Resolved in this branch¶

load_takei2025_cerebellum() is now the primary entry point for this dataset. It reuses existing paired .h5cd / .h5ad artifacts, or downloads the Zenodo/GitHub sources and builds them when missing.
The loader returns a ChromData; the linked RNA expression matrix is available at cdata.linked_adata.
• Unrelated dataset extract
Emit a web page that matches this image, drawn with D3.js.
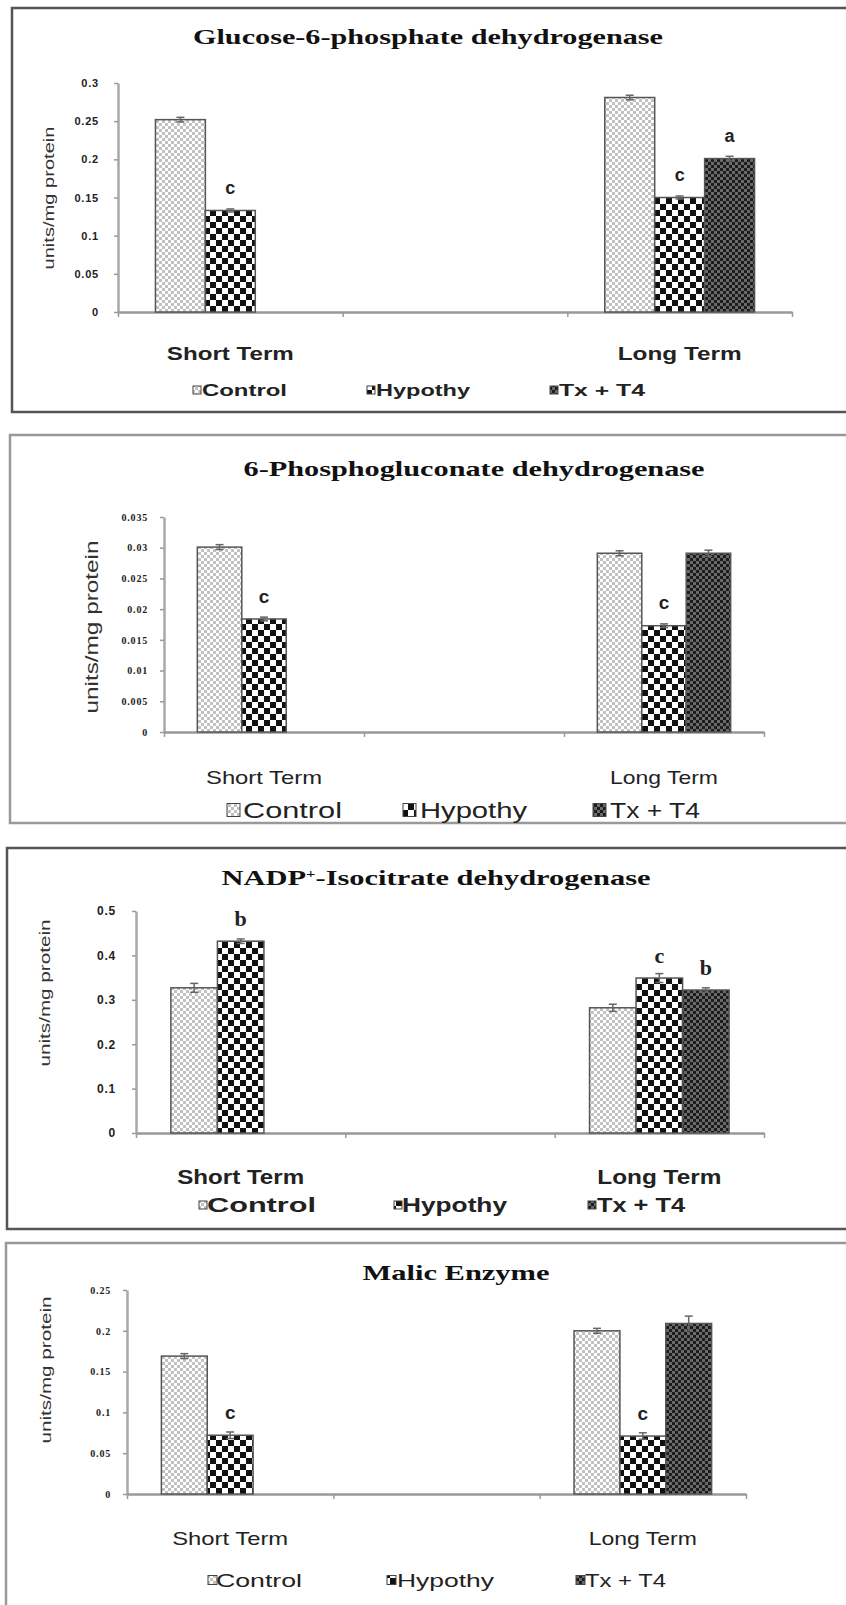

The .h5cd stores the lazy path to the paired .h5ad in uns['linked_anndata'].
Cell IDs are aligned across chromatin tracing and RNA expression. adata.obs fields such as n_transcripts and n_genes_by_counts are merged back into cdata.cells.
coords, spots[chrom/start/end/trace_id/cell_id], the 62 tracks columns, cells['cell_type'], cellm['umap'], cdata.linked_adata, and the subset accessors (get_chrom, get_cell, get_trace) are enough for the walkthrough panels above, except for the paper’s omitted snRNA-seq row in Fig 3f.

Remaining data/model gaps¶

What	Why it still matters
`cellm['if_mean']` (27-marker per-cell IF mean)	Would provide a compact per-cell marker matrix instead of recomputing summaries from spot-level tracks.
Raw RNA seqFISH spots	The current `.h5ad` stores aggregated cell × gene expression; raw RNA spot geometry / intron / non-barcoded mRNA are not yet first-class `ChromData` components.
scRNA reference matrix	Needed to reproduce the snRNA-seq comparison row in Fig 3f.
Gene annotation cache for long-gene tracks	The Fig 3f helper still depends on an external local annotation CSV when drawing the long-gene strip.

Algorithm-level gaps (downstream modules)¶

Several inline helpers above are prototype implementations that deserve a proper home and should operate directly on ChromData plus its optional linked_adata:

Inline helper	Should live in
`per_ct_chrom_mean_structure`	`uchrom.strc.comp.eigenvector_from_distance` (with a proper per-trace pipeline)
`compute_inter_chrom_pairs` + `top5_keys`	`uchrom.fea.inter_chrom_distances` (with marker-stratified filtering)
`per_ct_region_track`	`uchrom.fea.per_ct_track_signal` (1-D pseudo-bigwig from FISH tracks)
RNA expression accessors / plotting helpers	A small multi-omics plotting layer that can consume `cdata.linked_adata` without notebook-level glue code.

These are the natural next-PR boundaries.